For small angles, double-slit interference gives:
- Fringe spacing: β = λD / d
- Bright fringes: y = mλD / d
- Dark fringes: y = (m + 1/2)λD / d
In exact angle mode, replace the small-angle step with: d·sinθ = mλ (or (m+1/2)λ), where θ = arctan(y/D).
- Choose the method matching your measurement type.
- Enter slit separation d and screen distance D.
- Provide β for spacing, or y and m for positions.
- Enable exact angle when y is not small.
- Select an output unit, then press calculate.
- Use the CSV or PDF buttons to save results.
| Method | d | D | Measurement | Computed λ |
|---|---|---|---|---|
| Spacing | 0.25 mm | 1.0 m | β = 2.0 mm | 500 nm |
| Bright | 0.30 mm | 1.5 m | y = 7.5 mm, m = 1 | 1500 nm |
| Dark | 0.20 mm | 1.2 m | y = 1.8 mm, m = 0 | 600 nm |
Example values are illustrative. Use your setup numbers.
1) What this calculator solves
Double-slit interference links a measured fringe pattern to the light wavelength. With slit separation d and screen distance D, you can compute λ from either the spacing between adjacent bright fringes (β) or the position y of a chosen bright or dark feature.
2) Inputs that matter most
Smaller d produces wider fringes, while larger D also increases spacing. Typical classroom setups use d around 0.10–0.50 mm and D from 0.5–2.0 m. Keep units consistent; the calculator converts them internally.
3) Using fringe spacing (β) for precision
The spacing method uses β = λD/d, rearranged as λ = βd/D. Accuracy improves when you measure several fringes, compute an average β, and avoid parallax. Measure across N bright gaps, then divide the total distance by N to get β. This reduces ruler-reading error. With photos, convert pixel spacing to length. For example, d = 0.25 mm, D = 1.0 m, β = 2.0 mm gives λ ≈ 500 nm, which sits in the green region.
4) Bright and dark positions
Bright fringes follow y = mλD/d (m = 1, 2, 3…). Dark fringes follow y = (m + 1/2)λD/d (m = 0, 1, 2…). Choose a clear, well-defined feature and measure y from the central maximum.
5) Small-angle vs exact angle mode
When y is small compared with D, the small-angle approximation works well. If y/D is not tiny, exact angle mode uses θ = arctan(y/D) and d·sinθ relations. This can noticeably change results for wider patterns or short screen distances.
6) Expected wavelength ranges
Visible light is roughly 380–750 nm. Values outside this range can still be valid for infrared or ultraviolet sources, but they are a helpful sanity check. If your result seems off by a factor of 10 or 100, re-check units (mm vs m is the most common slip).

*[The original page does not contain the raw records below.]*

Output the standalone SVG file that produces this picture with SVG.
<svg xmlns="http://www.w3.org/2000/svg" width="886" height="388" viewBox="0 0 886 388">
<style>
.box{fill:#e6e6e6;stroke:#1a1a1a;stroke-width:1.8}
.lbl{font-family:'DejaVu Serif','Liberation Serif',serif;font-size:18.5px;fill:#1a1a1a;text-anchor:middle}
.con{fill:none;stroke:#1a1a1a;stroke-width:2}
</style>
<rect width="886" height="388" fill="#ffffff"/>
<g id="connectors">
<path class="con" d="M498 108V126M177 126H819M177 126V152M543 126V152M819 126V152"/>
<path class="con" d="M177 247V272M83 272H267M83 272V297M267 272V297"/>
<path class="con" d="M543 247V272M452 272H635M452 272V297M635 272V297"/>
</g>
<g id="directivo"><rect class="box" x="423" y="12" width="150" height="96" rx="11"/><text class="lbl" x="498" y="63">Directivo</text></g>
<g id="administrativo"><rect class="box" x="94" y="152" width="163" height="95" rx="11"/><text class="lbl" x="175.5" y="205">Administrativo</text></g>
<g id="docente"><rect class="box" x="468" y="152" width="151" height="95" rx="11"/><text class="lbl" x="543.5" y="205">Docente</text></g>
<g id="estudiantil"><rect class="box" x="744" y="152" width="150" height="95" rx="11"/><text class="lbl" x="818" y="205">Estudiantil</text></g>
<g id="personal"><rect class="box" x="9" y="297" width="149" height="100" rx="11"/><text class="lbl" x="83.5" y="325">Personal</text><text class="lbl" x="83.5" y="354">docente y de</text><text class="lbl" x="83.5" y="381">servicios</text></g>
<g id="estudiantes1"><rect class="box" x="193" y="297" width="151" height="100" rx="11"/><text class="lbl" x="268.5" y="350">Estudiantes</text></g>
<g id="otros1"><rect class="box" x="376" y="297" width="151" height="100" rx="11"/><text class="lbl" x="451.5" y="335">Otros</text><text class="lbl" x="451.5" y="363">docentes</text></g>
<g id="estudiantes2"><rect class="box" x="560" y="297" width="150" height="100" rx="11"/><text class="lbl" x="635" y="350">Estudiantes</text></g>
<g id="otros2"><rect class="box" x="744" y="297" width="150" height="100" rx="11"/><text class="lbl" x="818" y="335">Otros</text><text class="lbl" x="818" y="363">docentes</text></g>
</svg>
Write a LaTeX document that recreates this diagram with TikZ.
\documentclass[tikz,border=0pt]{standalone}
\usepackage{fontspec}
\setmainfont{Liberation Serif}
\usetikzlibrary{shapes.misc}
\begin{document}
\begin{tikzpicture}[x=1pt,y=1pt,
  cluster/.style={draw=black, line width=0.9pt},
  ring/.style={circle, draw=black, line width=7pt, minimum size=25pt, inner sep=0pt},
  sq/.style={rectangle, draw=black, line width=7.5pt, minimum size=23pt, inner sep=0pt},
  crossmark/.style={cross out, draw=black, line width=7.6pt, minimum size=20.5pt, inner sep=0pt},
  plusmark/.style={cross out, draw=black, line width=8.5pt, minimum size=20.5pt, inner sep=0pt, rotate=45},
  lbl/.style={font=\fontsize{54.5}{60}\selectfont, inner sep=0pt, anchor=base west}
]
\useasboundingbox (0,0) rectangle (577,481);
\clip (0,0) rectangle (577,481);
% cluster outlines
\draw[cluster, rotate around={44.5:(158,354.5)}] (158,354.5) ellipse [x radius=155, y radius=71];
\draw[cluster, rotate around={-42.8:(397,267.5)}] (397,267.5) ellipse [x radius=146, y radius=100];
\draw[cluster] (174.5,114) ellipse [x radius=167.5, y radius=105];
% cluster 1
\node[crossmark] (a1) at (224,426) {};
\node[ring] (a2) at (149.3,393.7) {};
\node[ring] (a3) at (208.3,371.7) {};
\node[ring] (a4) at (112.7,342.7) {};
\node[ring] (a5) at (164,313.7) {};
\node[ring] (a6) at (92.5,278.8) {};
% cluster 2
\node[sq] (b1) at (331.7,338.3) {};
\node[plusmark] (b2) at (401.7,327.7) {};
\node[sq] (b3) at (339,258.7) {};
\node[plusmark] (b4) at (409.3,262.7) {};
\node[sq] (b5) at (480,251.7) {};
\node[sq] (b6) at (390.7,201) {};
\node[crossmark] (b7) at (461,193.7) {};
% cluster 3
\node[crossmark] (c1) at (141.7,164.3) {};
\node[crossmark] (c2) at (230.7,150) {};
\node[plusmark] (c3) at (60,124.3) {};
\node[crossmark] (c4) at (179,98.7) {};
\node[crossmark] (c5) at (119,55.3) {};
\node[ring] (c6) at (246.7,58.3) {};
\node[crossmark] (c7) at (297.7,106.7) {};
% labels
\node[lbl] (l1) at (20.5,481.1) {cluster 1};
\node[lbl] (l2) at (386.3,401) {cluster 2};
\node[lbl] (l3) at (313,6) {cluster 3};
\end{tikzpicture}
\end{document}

7) Reporting and uncertainty tips
Record your measured d and D with their instrument resolution. Repeat y or β measurements and use an average. A simple uncertainty estimate can be built from percentage errors: the relative uncertainty in λ approximately adds the relative uncertainties in your measured quantities. For instance, 1% error in d, 0.5% in D, and 2% in β gives about 3.5% in λ, useful for lab reports.
1) Should I use fringe spacing or fringe position?
Use fringe spacing when you can measure multiple fringes and average β. It reduces random error compared with a single y measurement and is often the most stable method.
2) What value of m should I enter?
For bright fringes, m starts at 1 for the first bright fringe next to the center. For dark fringes, m starts at 0 for the first minimum next to the center.
3) When does exact angle mode matter?
If y is not small compared with D, the small-angle approximation can drift. Turn on exact angle mode when y/D is noticeable, such as large offsets or short screen distances.
4) My wavelength looks too large or too small—why?
Most issues come from unit mix-ups. Check whether d, D, y, or β were entered in mm while intended in m. Also confirm you measured y from the central maximum.
5) Can this be used for lasers outside visible light?
Yes. The formulas apply to infrared and ultraviolet sources too. The “visible range” note is only a sanity check; the calculator will output any physically valid wavelength.
6) What does “predicted fringe spacing” mean?
After computing λ, the calculator recomputes β = λD/d as a cross-check. If predicted β disagrees with your measured spacing, re-check your inputs and measurement method.